For this 12-point project, you will help me out with an authentic trip-planning problem. As the weather has turned cooler, my wife and I have recalled how much we enjoyed a trip to Austin, Texas, a few years ago, and have talked about going back. Last time we flew, but this time the idea of driving has come up. The only problem is that we don't drive anywhere near that far in a day, so we need to pick some spots for overnight stays. That's where you come in. You can write a program to pick hotels so as to minimize the total cost, subject to a limit on how many miles we drive in a day.
Using the web site of a national hotel chain, I put together a list of hotels along the route. For each one, I've got the name, distance from our starting point, and advertised room rate (price). This is real data from the web but reflects just a snapshot; your algorithm ought to survive if the data changes. I rounded both the distances and the room rates to integers. Here's how the list starts:
hotels=[('Super 8 Mankato', 10, 47),
('Days Inn Mankato', 10, 49),
('Microtel Inn & Suites Mankato', 10, 65),
...]
You might laugh at my having included Mankato hotels in the list; even my wife and I normally drive further than that in a day. In part, this just reflects my having produced the list in a systematic, computerized fashion. But in fact, depending on how the list continues, the Super 8 in Mankato might be part of an optimal solution, even if our driving allowance per day is more than 10 miles. You ought to be able to construct examples showing that just about any "greedy" strategy sometimes fails:
Sometimes it makes sense to pass by an inexpensive hotel.
Sometimes it makes sense to stop for the night even if further hotels exist within your daily mileage allowance.
Sometimes it makes sense to include more hotel stops than the minimum.

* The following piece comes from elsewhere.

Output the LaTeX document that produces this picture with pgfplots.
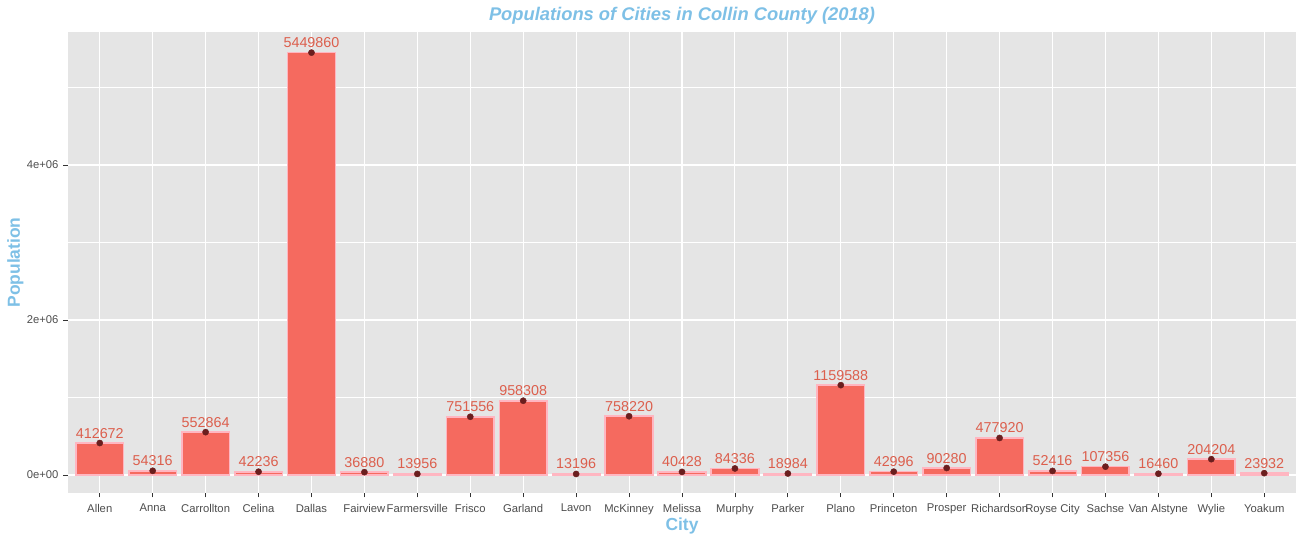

There is at least one heuristic that could safely be used to prune obviously bad options. It never makes sense to stop at a hotel if the hotel's cost is nonnegative and another one further along, but still within your day's limit, has at least as low of a room rate. As it turns out, for the data I gathered, this is a very powerful heuristic. It eliminates enough choices that the remaining ones can be searched using a brute force algorithm. However, I don't want you using this approach, because if the hotels change their prices, the heuristic might become much less effective. You ought to be able to construct an example where no pruning at all would be achieved. And without pruning, you sure don't want to use brute force. There are 83 hotels on my list, which leads to 283 possibilities for stopping or not stopping at each one.
You'll notice I mentioned nonnegativity of cost in the prior paragraph. Naturally enough, all of the hotels listed on the web site did indeed list nonnegative room rates. Nonetheless, it would be best if your code avoided assuming this constraint. That way, if there are places that Stefanie and I particularly are interested in staying, we can tweak the cost of those hotels downward, even to the point of a negative cost if we really want to stay there.
Your goal is to write a trip procedure in Python that produces an optimal plan for the trip. The optimal plan is a pair of two things: a total price and a list of hotels. Each of the hotels is one of the triples taken from the list I provide. Here's the heading for your procedure:
def trip(hotels, allowance):
"""Return a trip plan, staying within an allowance of miles per day.
A plan is a pair of a total cost (sum of room rates) and a list of hotels.
Each hotel is a triple of name, distance from the start, and room rate.
The given list of hotels must be listed in nondecreasing distance.
The last 'hotel' on the list is actually the ultimate trip destination
and must be included in any plan; its room rate might be 0.
All mileages must be integers: hotel distances and the allowance.
If no plan is feasible, the procedure raises a ValueError."""
I've linked to this assignment a hotels.py file that contains this procedure header and the full version of the hotels list. To receive full credit, you need to create a correct version of the trip procedure using either the memoized top-down approach or the bottom-up dynamic programming approach. You don't have to wring every last bit of efficiency out of your procedure, but it should scale up polynomially in the length of the hotels list and the number of miles in my allowance. Exponential growth is bad. You should quickly get answers for the full hotels list and any allowance, whether 80 miles, 1000 miles, or anything in between. (The 80 mile figure is just barely large enough to make the trip feasible, given the spacing of the hotels.)
If you are having trouble getting started, I can offer you various shortcuts, each of which cuts into the numbers of points you can earn. Each of these shortcuts starts with me providing you a recursive top-down version that gives correct answers for smaller lists of hotels, but takes unreasonably long for the full trip to Austin.
If you take the recursive version from me and then write a correct bottom-up version, you'll earn 11 of the 12 points.
If you take the recursive version from me and are stuck writing a bottom-up version, you can ask me for a template for that version, in which I create the necessary table, provide a comment explaining what each slot in the table ought to contain, and return the appropriate slot from the table at the end. Your code would fill in the table. If you do that much, you'll earn 10 of the 12 points.
If even the template isn't enough to get the bottom-up approach working, you can fall back on the memoized top-down approach, which is closer to the recursive version I provide. However, then you'll only earn 9 of the 12 points.
Note in particular that if you don't take the recursive version from me, you'll be able to earn the full 12 points even with a memoized top-down approach.